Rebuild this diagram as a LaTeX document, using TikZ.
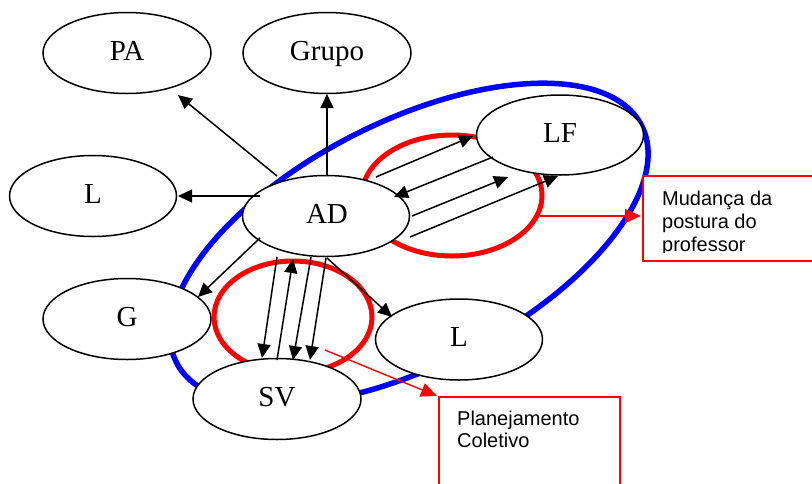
\documentclass[tikz,border=0pt]{standalone}
\usepackage{fontspec}
\setmainfont{Liberation Serif}
\newfontfamily\boxfont{Liberation Sans}
\usetikzlibrary{shapes.geometric,arrows.meta,calc}
\begin{document}
\begin{tikzpicture}[x=1pt,y=-1pt,
  ell/.style={ellipse,draw=black,line width=1.5pt,fill=white,inner sep=0pt,minimum width=167pt,minimum height=81pt},
  lbl/.style={anchor=base,font=\fontsize{29}{31}\selectfont,inner sep=0pt},
  arr/.style={line width=1.5pt,-{Triangle[length=14pt,width=13pt]}},
  redell/.style={ellipse,draw=red,line width=5pt,inner sep=0pt},
  redarr/.style={draw=red,line width=1.4pt,-{Triangle[length=16pt,width=14pt]}},
  redbox/.style={draw=red,line width=1.6pt,fill=white,rectangle,inner sep=0pt,anchor=north west},
  btxt/.style={anchor=base west,font=\boxfont\fontsize{20}{23}\selectfont,inner sep=0pt}]
\useasboundingbox (0,0) rectangle (812,483);
\clip (0,0) rectangle (812,483);
\fill[white] (0,0) rectangle (812,483);
% big blue ellipse
\draw[blue,line width=5.5pt,rotate around={27:(409,244)}] (409,244) ellipse [x radius=261,y radius=122];
% red ellipses
\node[redell,minimum width=180pt,minimum height=121pt] (R1) at (452,195.5) {};
\node[redell,minimum width=158pt,minimum height=112pt] (R2) at (293,317) {};
% black ellipses
\node[ell,minimum width=168pt] (PA) at (127,53) {};
\node[ell,minimum width=168pt] (Grupo) at (327,53) {};
\node[ell] (L1) at (93,196) {};
\node[ell] (AD) at (326,216) {};
\node[ell,minimum height=80pt] (LF) at (560,135) {};
\node[ell,minimum width=168pt] (G) at (127,319) {};
\node[ell,minimum width=168pt] (SV) at (277,399) {};
\node[ell] (L2) at (459,339.5) {};
% labels
\node[lbl] (tPA) at ($(PA)+(0,7)$) {PA};
\node[lbl] (tGrupo) at ($(Grupo)+(0,7)$) {Grupo};
\node[lbl] (tL1) at ($(L1)+(0,7)$) {L};
\node[lbl] (tAD) at ($(AD)+(1,7)$) {AD};
\node[lbl] (tLF) at ($(LF)+(0,7)$) {LF};
\node[lbl] (tG) at ($(G)+(0,7)$) {G};
\node[lbl] (tSV) at ($(SV)+(0,7)$) {SV};
\node[lbl] (tL2) at ($(L2)+(0,7)$) {L};
% arrows from AD
\draw[arr] ($(AD)+(-49,-40)$) -- ($(PA)+(51,42)$);
\draw[arr] ($(AD)+(1,-40)$) -- ($(Grupo)+(0,41)$);
\draw[arr] ($(AD)+(-66,-20)$) -- ($(L1)+(85,0)$);
\draw[arr] ($(AD)+(-66,22)$) -- ($(G)+(71,-22)$);
\draw[arr] ($(AD)+(1,42)$) -- ($(L2)+(-67,-22.5)$);
% AD <-> SV
\draw[arr] ($(AD)+(-49,41)$) -- ($(SV)+(-15,-41)$);
\draw[arr] ($(SV)+(0,-39)$) -- ($(AD)+(-33,43)$);
\draw[arr] ($(AD)+(-15,41)$) -- ($(SV)+(16,-39)$);
\draw[arr] ($(AD)+(0,42)$) -- ($(SV)+(33,-39)$);
% AD <-> LF
\draw[arr] ($(AD)+(50,-39)$) -- ($(LF)+(-87,1)$);
\draw[arr] ($(LF)+(-67,22)$) -- ($(AD)+(68,-19)$);
\draw[arr] ($(AD)+(86,0)$) -- ($(LF)+(-52,42)$);
\draw[arr] ($(AD)+(84,21)$) -- ($(LF)+(-2,41)$);
% red boxes
\node[redbox,minimum width=200pt,minimum height=85pt] (B1) at (642,175) {};
\node[redbox,minimum width=181pt,minimum height=120pt] (B2) at (438,396) {};
\draw[redarr] ($(R1)+(88,20.5)$) -- ($(B1.north west)+(-1,41)$);
\draw[redarr] ($(R2)+(32,33)$) -- ($(B2.north west)+(-1,0)$);
\begin{scope}
\clip (642,175) rectangle (812,252);
\node[btxt] (m1) at (662,205.5) {Mudança da};
\node[btxt] (m2) at (662,228.5) {postura do};
\node[btxt] (m3) at (662,251.5) {professor};
\end{scope}
\node[btxt] (p1) at (457,425) {Planejamento};
\node[btxt] (p2) at (457,447.5) {Coletivo};
\end{tikzpicture}
\end{document}
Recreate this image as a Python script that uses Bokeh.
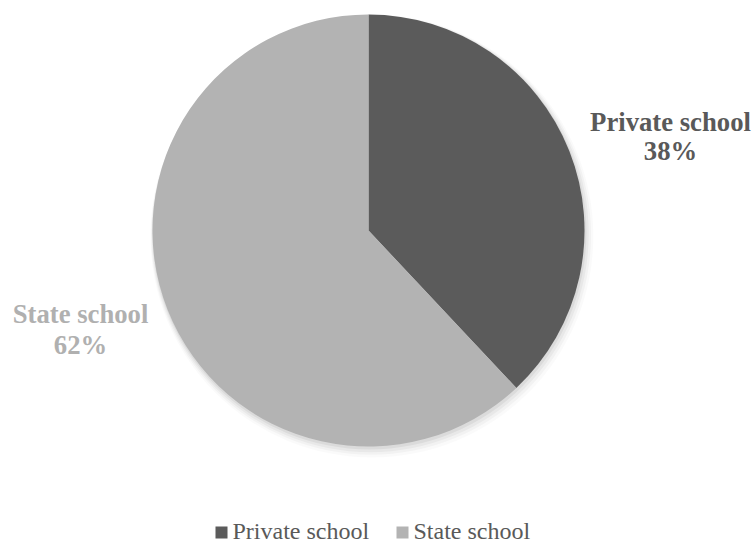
import math
from bokeh.plotting import figure
from bokeh.models import ColumnDataSource, Range1d
from bokeh.core.properties import value
from bokeh.embed import file_html
from bokeh.resources import INLINE

categories = ["Private school", "State school"]
shares = [38, 62]
colors = ["#5b5b5b", "#b3b3b3"]
label_colors = ["#595959", "#b0b0b0"]

W, H = 753, 543
p = figure(width=W, height=H, output_backend="svg", toolbar_location=None,
           x_range=Range1d(0, W), y_range=Range1d(0, H), min_border=0)
p.axis.visible = False
p.grid.visible = False
p.outline_line_color = None
p.background_fill_color = "white"
p.border_fill_color = "white"

cx, cy, r = 368, 313, 216

# soft shadow
for i, a in enumerate([0.05, 0.04, 0.03, 0.02]):
    p.circle(x=[cx + 1 + i * 0.8], y=[cy - 2 - i * 1.2], radius=r + 1 + i * 1.5,
             fill_color="black", fill_alpha=a, line_color=None)

total = sum(shares)
starts, ends = [], []
acc = 0.0
for s in shares:
    a0 = math.pi / 2 - 2 * math.pi * acc / total
    acc += s
    a1 = math.pi / 2 - 2 * math.pi * acc / total
    starts.append(a0)
    ends.append(a1)

src = ColumnDataSource(dict(cat=categories, share=shares, color=colors,
                            start=starts, end=ends))
p.wedge(x=cx, y=cy, radius=r, start_angle="start", end_angle="end",
        direction="clock", fill_color="color", line_color=None, source=src)

# data labels
label_x = [670, 80]
label_y1 = [422, 230]
label_y2 = [393, 199]
for i, c in enumerate(categories):
    p.text(x=[label_x[i]], y=[label_y1[i]], text=[c],
           text_font=value("Liberation Serif"), text_font_style="bold",
           text_font_size="26.7px", text_color=label_colors[i],
           text_align="center", text_baseline="middle")
    p.text(x=[label_x[i]], y=[label_y2[i]], text=[f"{shares[i]}%"],
           text_font=value("Liberation Serif"), text_font_style="bold",
           text_font_size="26.7px", text_color=label_colors[i],
           text_align="center", text_baseline="middle")

# legend
leg_sq_x = [221, 402]
p.scatter(x=leg_sq_x, y=[11] * 2, marker="square", size=12,
          fill_color=colors, line_color=None)
p.text(x=[x + 11 for x in leg_sq_x], y=[13] * 2, text=categories,
       text_font=value("Liberation Serif"), text_font_size="24px",
       text_color="#595959", text_align="left", text_baseline="middle")

open("out.html", "w").write(file_html(p, INLINE))
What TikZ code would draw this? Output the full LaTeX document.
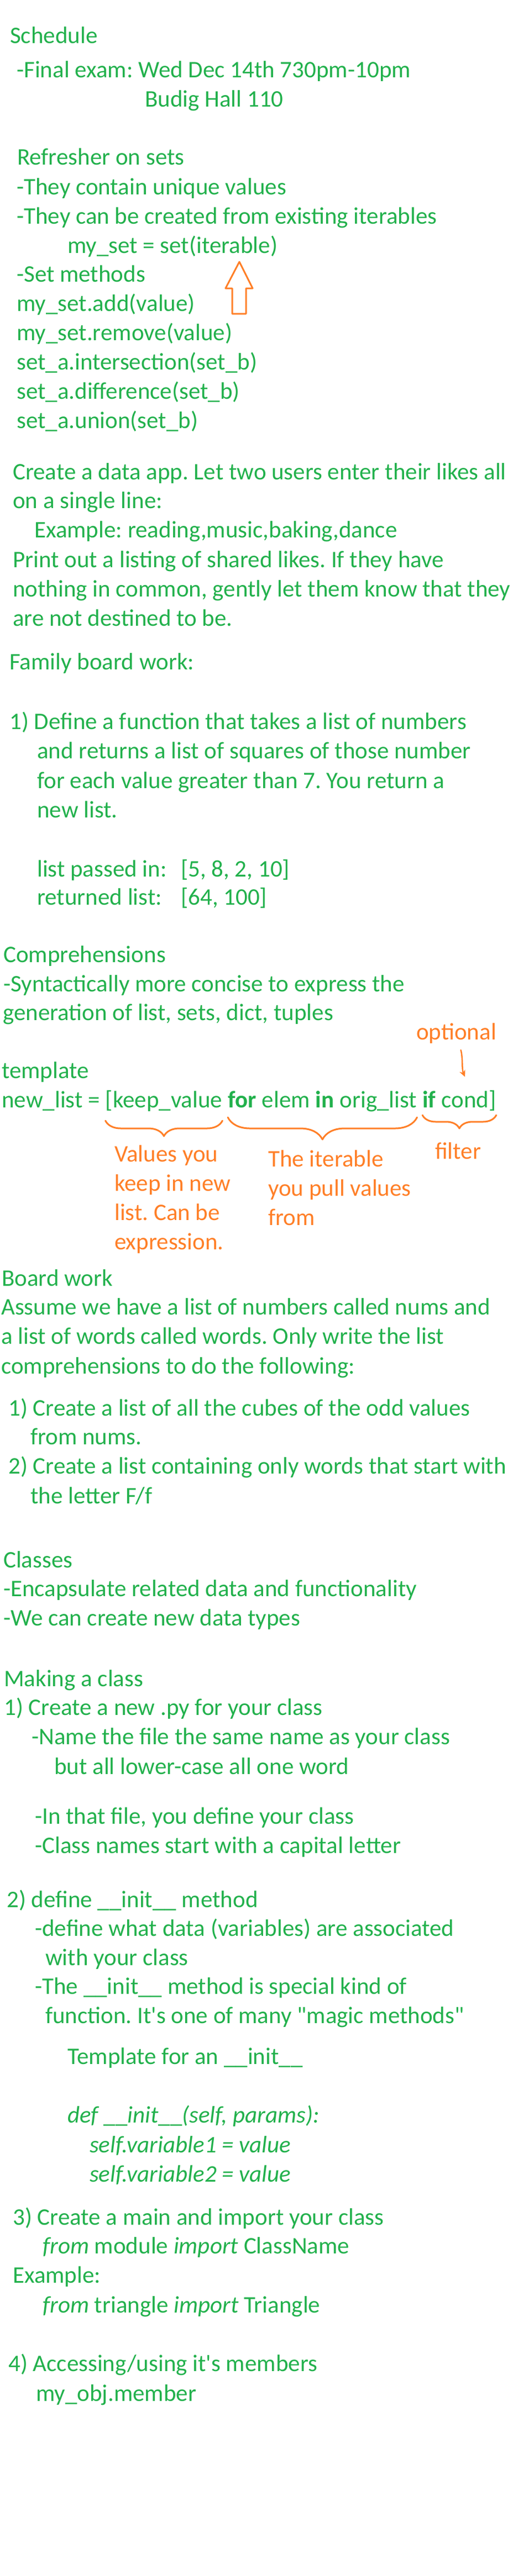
\documentclass[tikz,border=0pt]{standalone}
\usepackage{fontspec}
\setmainfont{Carlito}[Ligatures=TeXOff]
\usetikzlibrary{positioning,decorations.pathreplacing,arrows.meta}
\definecolor{penGreen}{RGB}{34,177,76}
\definecolor{penOrange}{RGB}{255,127,39}
\frenchspacing

\begin{document}
\begin{tikzpicture}[x=1pt,y=-1pt,
	note node/.style={anchor=base west,inner sep=0pt,text=penGreen,font=\fontsize{43}{53}\selectfont},
	mark node/.style={note node,text=penOrange},
	mark line/.style={draw=penOrange,line width=3pt,line cap=round,line join=round},
	brace mark/.style={mark line,decorate,decoration={brace,mirror,amplitude=#1}}
]

	\def \lh {53}
	\def \wgap {9.7pt}

	\useasboundingbox (0,0) rectangle (928,4664);
	\fill[white] (0,0) rectangle (928,4664);

	% schedule and sets
	\node[note node] at (18,78) (sched) {Schedule};
	\node[note node] at (30,140) (exam) {-Final exam: Wed Dec 14th 730pm-10pm};
	\node[note node] at (262,193) (hall) {Budig Hall 110};
	\node[note node] at (31,298) (refr) {Refresher on sets};
	\node[note node] at (30,352) (uniq) {-They contain unique values};
	\node[note node] at (30,405) (iters) {-They can be created from existing iterables};
	\node[note node] at (122,458) (mkset) {my\_set = set(iterable)};
	\node[note node] at (30,510) (smeth) {-Set methods};
	\foreach \t [count=\i from 0] in {my\_set.add(value), my\_set.remove(value), set\_a.intersection(set\_b), set\_a.difference(set\_b), set\_a.union(set\_b)} {
		\node[note node] at (30,{563+\i*\lh}) (meth\i) {\t};
	}

	\coordinate (up) at (433,474);
	\draw[mark line] (up) -- ++(24,48) -- ++(-12,0) -- ++(0,46) -- ++(-25,0) -- ++(0,-46) -- ++(-12,0) -- cycle;

	% data app
	\node[note node] at (23,868) (app1) {Create a data app. Let two users enter their likes all};
	\node[note node] at (23,920) (app2) {on a single line:};
	\node[note node] at (62,973) (app3) {Example: reading,music,baking,dance};
	\node[note node] at (23,1027) (app4) {Print out a listing of shared likes. If they have};
	\node[note node] at (23,1080) (app5) {nothing in common, gently let them know that they};
	\node[note node] at (23,1133) (app6) {are not destined to be.};

	\node[note node] at (17,1212) (fam) {Family board work:};
	\node[note node] at (17,1320) (fam1) {1) Define a function that takes a list of numbers};
	\node[note node] at (67,1373) (fam2) {and returns a list of squares of those number};
	\node[note node] at (67,1427) (fam3) {for each value greater than 7. You return a};
	\node[note node] at (67,1480) (fam4) {new list.};
	\node[note node] at (67,1587) (passin) {list passed in:};
	\node[note node] at (327,1587) (passval) {[5, 8, 2, 10]};
	\node[note node] at (67,1638) (retd) {returned list:};
	\node[note node] at (327,1638) (retval) {[64, 100]};

	% comprehensions
	\node[note node] at (6,1742) (comp) {Comprehensions};
	\node[note node] at (6,1795) (comp1) {-Syntactically more concise to express the};
	\node[note node] at (5,1847) (comp2) {generation of list, sets, dict, tuples};
	\node[note node] at (3,1952) (tmpl) {template};
	\node[note node] at (3,2005) (nl) {new\_list =};
	\node[note node,base right=\wgap of nl] (kv) {[keep\_value};
	\node[note node,base right=\wgap of kv] (fr) {\textbf{for}};
	\node[note node,base right=\wgap of fr] (el) {elem};
	\node[note node,base right=\wgap of el] (inn) {\textbf{in}};
	\node[note node,base right=\wgap of inn] (ol) {orig\_list};
	\node[note node,base right=\wgap of ol] (iff) {\textbf{if}};
	\node[note node,base right=\wgap of iff] (cd) {cond]};

	\node[mark node] at (753,1882) (opt) {optional};
	\draw[mark line,line width=2.5pt,-{Stealth[length=12pt,width=11pt]}] ([xshift=8pt,yshift=-12pt]opt.south) .. controls +(4,14) and +(-6,-14) .. ([xshift=-7pt,yshift=24pt]cd.north);

	\draw[brace mark=28pt] ([yshift=-24pt]kv.base west) -- ([yshift=-24pt]kv.base east);
	\draw[brace mark=40pt] ([yshift=-18pt]fr.base west) -- ([yshift=-18pt]ol.base east);
	\draw[brace mark=24pt] ([yshift=-14pt]iff.base west) -- ([yshift=-14pt]cd.base east);

	\foreach \t [count=\i from 0] in {Values you, keep in new, list. Can be, expression.} {
		\node[mark node] at (207,{2103+\i*\lh}) (keep\i) {\t};
	}
	\foreach \t [count=\i from 0] in {The iterable, you pull values, from} {
		\node[mark node] at (485,{2112+\i*\lh}) (pull\i) {\t};
	}
	\node[mark node] at (787,2098) (filt) {filter};

	% board work
	\node[note node] at (3,2328) (bw) {Board work};
	\node[note node] at (2,2380) (bw1) {Assume we have a list of numbers called nums and};
	\node[note node] at (2,2433) (bw2) {a list of words called words. Only write the list};
	\node[note node] at (2,2487) (bw3) {comprehensions to do the following:};
	\node[note node] at (15,2563) (bw4) {1) Create a list of all the cubes of the odd values};
	\node[note node] at (55,2615) (bw5) {from nums.};
	\node[note node] at (15,2668) (bw6) {2) Create a list containing only words that start with};
	\node[note node] at (55,2722) (bw7) {the letter F/f};

	% classes
	\node[note node] at (6,2838) (cls) {Classes};
	\node[note node] at (6,2890) (cls1) {-Encapsulate related data and functionality};
	\node[note node] at (6,2943) (cls2) {-We can create new data types};
	\node[note node] at (7,3053) (mk) {Making a class};
	\node[note node] at (7,3105) (mk1) {1) Create a new .py for your class};
	\node[note node] at (57,3158) (mk2) {-Name the file the same name as your class};
	\node[note node] at (98,3212) (mk3) {but all lower-case all one word};
	\node[note node] at (63,3302) (mk4) {-In that file, you define your class};
	\node[note node] at (63,3355) (mk5) {-Class names start with a capital letter};
	\node[note node] at (12,3453) (ini) {2) define \_\_init\_\_ method};
	\node[note node] at (63,3505) (ini1) {-define what data (variables) are associated};
	\node[note node] at (82,3558) (ini2) {with your class};
	\node[note node] at (63,3610) (ini3) {-The \_\_init\_\_ method is special kind of};
	\node[note node] at (82,3663) (ini4) {function. It's one of many "magic methods"};
	\node[note node] at (122,3737) (ini5) {Template for an \_\_init\_\_};
	\node[note node] at (122,3843) (code1) {\textit{def {\upshape\_\_}init{\upshape\_\_}(self, params):}};
	\node[note node] at (162,3897) (code2) {\textit{self.variable1 = value}};
	\node[note node] at (162,3950) (code3) {\textit{self.variable2 = value}};
	\node[note node] at (23,4028) (imp) {3) Create a main and import your class};
	\node[note node] at (77,4080) (imp1) {\textit{from} module \textit{import} ClassName};
	\node[note node] at (23,4133) (imp2) {Example:};
	\node[note node] at (77,4187) (imp3) {\textit{from} triangle \textit{import} Triangle};
	\node[note node] at (15,4293) (acc) {4) Accessing/using it's members};
	\node[note node] at (65,4347) (acc1) {my\_obj.member};
\end{tikzpicture}
\end{document}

Task: From the line containing "Recreate this image" to the line containing "cx, cy, r = 368, 313, 216", both lines included, give the text again exactly, without any pictures.

Result of this exercise:
Recreate this image as a Python script that uses Bokeh.
import math
from bokeh.plotting import figure
from bokeh.models import ColumnDataSource, Range1d
from bokeh.core.properties import value
from bokeh.embed import file_html
from bokeh.resources import INLINE

categories = ["Private school", "State school"]
shares = [38, 62]
colors = ["#5b5b5b", "#b3b3b3"]
label_colors = ["#595959", "#b0b0b0"]

W, H = 753, 543
p = figure(width=W, height=H, output_backend="svg", toolbar_location=None,
           x_range=Range1d(0, W), y_range=Range1d(0, H), min_border=0)
p.axis.visible = False
p.grid.visible = False
p.outline_line_color = None
p.background_fill_color = "white"
p.border_fill_color = "white"

cx, cy, r = 368, 313, 216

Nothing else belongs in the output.